A este respecto el universo ideológico, político y periodístico que, mediante procuración, se rescata en esta obra resulta no ya complejo, sino complejísimo. La Resistencia, la Argelia colonial, la guerra de liberación del FLN, el legado judío en Francia y Alemania, la construcción europea, la crisis perenne de la socialdemocracia, las difíciles relaciones entre el periodismo y el poder, la aspiración a la excelencia en la escritura, el valor del magisterio intelectual, los frutos de la amistad y los pesares de la traición, el dilema de conciliar lealtades en los despiadados círculos parisinos… Estos son temas recurrentes de los textos en los que Jean Daniel enaltece a los suyos con dosis variables de pasión, cortesía y discrepancia.
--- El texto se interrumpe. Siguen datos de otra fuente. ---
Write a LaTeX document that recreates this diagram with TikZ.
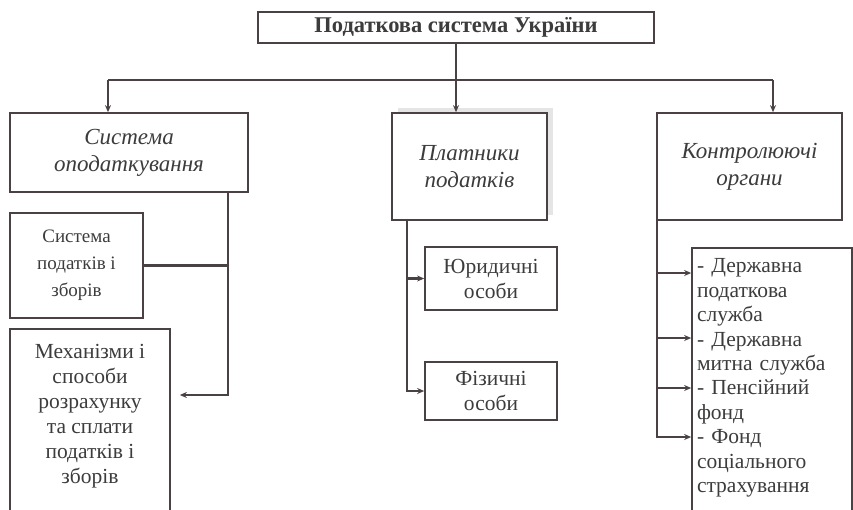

Estadistas, maîtres a penser, colegas, amigos y adversarios son recordados siempre con su mejor cara, tan modernamente egregios y de tan ciclópea estatura moral que a veces Los míos abruma, por no decir cansa. Nada extraño, de todos modos, porque el libro reúne piezas del periodismo de obituarios, o necros, según la jerga francesa del oficio, elaboradas con la urgencia que induce a perdonar errores como adjudicar a Zurbarán un San Jerónimo (que el autor considera clavado al rostro François Mauriac) pintado por Luis Morales el Divino, o vincular el decepcionante exilio de Czeslaw Milosz en el París de la Liberación, tras desertar de la diplomacia comunista polaca, a los supuestos consejos de su pariente poeta Oscar Milosz, fallecido en 1939. Sin embargo, la mención de la obra maestra de Jorge Semprún como El gran viaje representa un fallo revelador de la desidia habitual de la edición española, ya que el libro, escrito en francés, tiene un título castellano mucho más fiel a lo tremendo del relato: El largo viaje.    


Precisamente, Semprún es junto con el ya citado Milosz, Octavio Paz, el matrimonio compuesto por Elio y Ginetta Vittorini, Yehudi Menuhin, Victor Cygielman, Winston Churchill y Alexander Solzhenisyn los únicos personajes de los cantados en el libro que no nacieron en territorios entonces franceses, aunque prácticamente todos ellos mantuvieron un estrecho vínculo con el país por el que Jean Daniel expresa un amor desaforado. El resto, hasta el más del medio centenar que lo completan, los igualan en relevancia, pero no todos son conocidos si no se han frecuentado las páginas de Le Nouvel Observateur, semanario progresista cofundado por el autor en 1964, que dirigió desde 1990 hasta 2008 y en el que continúa publicando artículos. Una de las características de Los míos es, justamente, la celebración constante del hecho, en esencia soberbio, de ser francés, y semejante alarde, vencido el lógico rechazo inicial a aceptarlo, tampoco resulta del todo estomagante, ya que su lectura proporciona un sugerente repaso de la vida política y cultural de un país eclipsado en la península ibérica durante décadas por razones de sobras conocidas.  El libro me lo regaló uno de los míos –todos tenemos los nuestros, con o sin grandeur– acompañado de una dedicatoria en la que animaba a que siguiéramos riéndonos de nosotros mismos, como habíamos hecho aquellos días asturianos. Y lo intentaremos, seguro, aunque poca ayuda aporta en ese sentido Jean Daniel. Que él aprendió, apreció, amó y admiró a los suyos no cabe duda ninguna. Pero reírse, y menos de él o de ellos, de eso nada, ni en Los míos ni en el resto de sus obras. Nunca podría hacerlo alguien que, en relación al periodismo, siempre ha aspirado a representar una continuidad en, como explica a propósito de la muerte de Jean-Paul Sartre, “la tranquilizadora línea de los referentes intelectuales, esa extraordinaria singularidad francesa”.